The Kids Restore the Kepler project, managed by the Fiordland Conservation Trust, is planning to carry out an extensive surveillance operation to determine the extent of the cat problem in the national park.
The project follows on from the group using night vision cameras in May to spot cats entering Fiordland National Park and putting native wildlife at risk.
Kids Restore the Kepler education co-ordinator Jo Marsh said the next phase of monitoring would hopefully allow the group to determine how big a problem cats were on the Kepler Track and in the national park.
The young conservationists would spend a month keeping tabs on the cats.
Several cats had been caught in 12 cat traps set up in the project area near the Te Anau control gates and Rainbow Reach entrances to the Kepler Track.
All the cats trapped had been feral, Mrs Marsh said.
It was difficult to determine how many cats remained in the national park, exactly how far they were ranging or what impact they may be having, she said.
However, there was evidence the cats were killing birds in the area.
"We definitely know there are cats on the Kepler because we have found cat poo," Mrs Marsh said. "From the cat poo samples it was fairly obvious quite a few had bird feathers."
The summer project would help decide if control options were needed and what they would be, she said.

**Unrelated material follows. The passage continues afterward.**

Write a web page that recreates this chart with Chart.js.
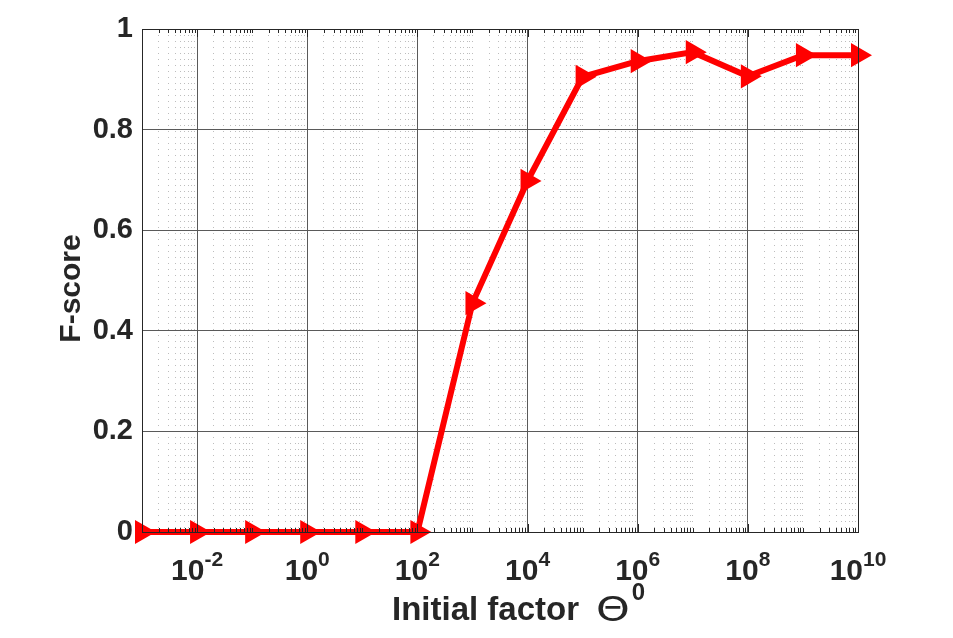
<!DOCTYPE html>
<html>
<head>
<meta charset="utf-8">
<script src="https://cdn.jsdelivr.net/npm/chart.js@4.4.1/dist/chart.umd.min.js"></script>
<style>
  html, body { margin: 0; padding: 0; background: #fff; }
  #wrap { width: 953px; height: 638px; }
</style>
</head>
<body>
<div id="wrap"><canvas id="chart"></canvas></div>
<script>
// data
var xValues = [1e-3, 1e-2, 1e-1, 1e0, 1e1, 1e2, 1e3, 1e4, 1e5, 1e6, 1e7, 1e8, 1e9, 1e10];
var fScores = [0, 0, 0, 0, 0, 0, 0.455, 0.698, 0.905, 0.936, 0.954, 0.906, 0.948, 0.948];
var xMajorExps = [-2, 0, 2, 4, 6, 8, 10];
var yTicks = [0, 0.2, 0.4, 0.6, 0.8, 1];

var textColor = '#262626';
var fontFamily = '"Liberation Sans", Arial, Helvetica, sans-serif';

function isMajor(v) {
  var e = Math.log10(v);
  return Math.abs(e - Math.round(e)) < 1e-9 && Math.round(e) % 2 === 0;
}

// box + x tick labels (10 with exponent) + axis titles
var decorPlugin = {
  id: 'decor',
  afterDraw: function(chart) {
    var ctx = chart.ctx;
    var a = chart.chartArea;
    var xs = chart.scales.x;
    ctx.save();
    ctx.strokeStyle = '#262626';
    ctx.lineWidth = 1;
    ctx.strokeRect(a.left + 0.5, a.top + 0.5, a.right - a.left, a.bottom - a.top);

    // inward minor/major ticks on top and bottom
    xs.ticks.forEach(function(t) {
      var px = Math.round(xs.getPixelForValue(t.value)) + 0.5;
      var len = isMajor(t.value) ? 8 : 4;
      ctx.beginPath();
      ctx.moveTo(px, a.bottom); ctx.lineTo(px, a.bottom - len);
      ctx.moveTo(px, a.top); ctx.lineTo(px, a.top + len);
      ctx.stroke();
    });

    ctx.fillStyle = textColor;
    ctx.textBaseline = 'alphabetic';
    xMajorExps.forEach(function(e) {
      var px = xs.getPixelForValue(Math.pow(10, e));
      ctx.font = 'bold 30px ' + fontFamily;
      var w1 = ctx.measureText('10').width;
      var sup = e < 0 ? '-' + Math.abs(e) : String(e);
      ctx.font = 'bold 21px ' + fontFamily;
      var w2 = ctx.measureText(sup).width;
      var x0 = px - (w1 + w2) / 2;
      ctx.textAlign = 'left';
      ctx.font = 'bold 30px ' + fontFamily;
      ctx.fillText('10', x0, 580);
      ctx.font = 'bold 21px ' + fontFamily;
      ctx.fillText(sup, x0 + w1, 566);
    });

    // x title
    var sx = (a.left + a.right) / 2 - 108;
    ctx.font = 'bold 33px ' + fontFamily;
    ctx.fillText('Initial factor', sx, 620);
    ctx.save();
    ctx.translate(sx + 204, 621);
    ctx.scale(1.3, 1);
    ctx.font = '33px "DejaVu Sans", sans-serif';
    ctx.fillText('\u0398', 0, 0);
    var wt = ctx.measureText('\u0398').width * 1.3;
    ctx.restore();
    ctx.font = 'bold 24px ' + fontFamily;
    ctx.fillText('0', sx + 204 + wt + 2, 600);

    // y title
    ctx.save();
    ctx.translate(80, (a.top + a.bottom) / 2 + 8);
    ctx.rotate(-Math.PI / 2);
    ctx.textAlign = 'center';
    ctx.font = 'bold 30px ' + fontFamily;
    ctx.fillText('F-score', 0, 0);
    ctx.restore();
    ctx.restore();
  }
};

new Chart(document.getElementById('chart'), {
  type: 'line',
  data: {
    datasets: [{
      data: xValues.map(function(x, i) { return { x: x, y: fScores[i] }; }),
      borderColor: '#ff0000',
      backgroundColor: '#ff0000',
      borderWidth: 6,
      pointStyle: 'triangle',
      pointRotation: 90,
      pointRadius: 11,
      pointBorderWidth: 3,
      tension: 0,
      clip: false
    }]
  },
  options: {
    responsive: true,
    maintainAspectRatio: false,
    animation: false,
    layout: { padding: { left: 0, right: 95, top: 29, bottom: 0 } },
    plugins: { legend: { display: false }, tooltip: { enabled: false } },
    scales: {
      x: {
        type: 'logarithmic',
        min: 1e-3,
        max: 1e10,
        afterBuildTicks: function(scale) {
          var t = [];
          for (var e = -3; e < 10; e++) {
            for (var k = 1; k <= 9; k++) t.push({ value: k * Math.pow(10, e) });
          }
          t.push({ value: 1e10 });
          scale.ticks = t;
        },
        afterFit: function(scale) { scale.height = 106; },
        ticks: { display: false, autoSkip: false },
        grid: {
          drawTicks: false,
          lineWidth: 1,
          color: function(c) {
            if (!c.tick) return 'rgba(0,0,0,0)';
            return isMajor(c.tick.value) ? '#5a5a5a' : '#bdbdbd';
          }
        },
        border: {
          display: false,
          dash: function(c) {
            if (!c.tick) return [];
            return isMajor(c.tick.value) ? [] : [1, 5];
          }
        }
      },
      y: {
        type: 'linear',
        min: 0,
        max: 1,
        afterBuildTicks: function(scale) {
          scale.ticks = yTicks.map(function(v) { return { value: v }; });
        },
        afterFit: function(scale) { scale.width = 142; },
        ticks: {
          color: textColor,
          padding: 9,
          font: { family: fontFamily, size: 29, weight: 'bold' },
          callback: function(v) { return String(v); }
        },
        grid: { drawTicks: false, color: '#5a5a5a', lineWidth: 1 },
        border: { display: false }
      }
    }
  },
  plugins: [decorPlugin]
});
</script>
</body>
</html>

Cats were a sensitive issue and a cat communications team made up of students from Te Anau primary schools and Fiordland College had been set up to inform residents about the project, Mrs Marsh said.
"We are not telling everyone they can't have cats but we can look at what can be done in the township to prevent any further migration of cats into the Kepler area."

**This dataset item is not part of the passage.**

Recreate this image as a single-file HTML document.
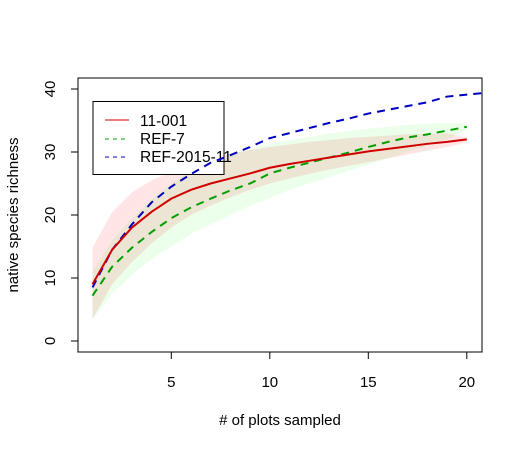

Te Anau Department of Conservation ranger Caroline Carter said the monitoring programme would help give a better understanding of how the cats were entering the national park.
Dr Yolanda van Heezik, University of Otago senior lecturer in zoology, spoke with the students yesterday.
Her research includes the impacts of cats and other predators on urban wildlife and she has supported economist Gareth Morgan's campaign to control cats.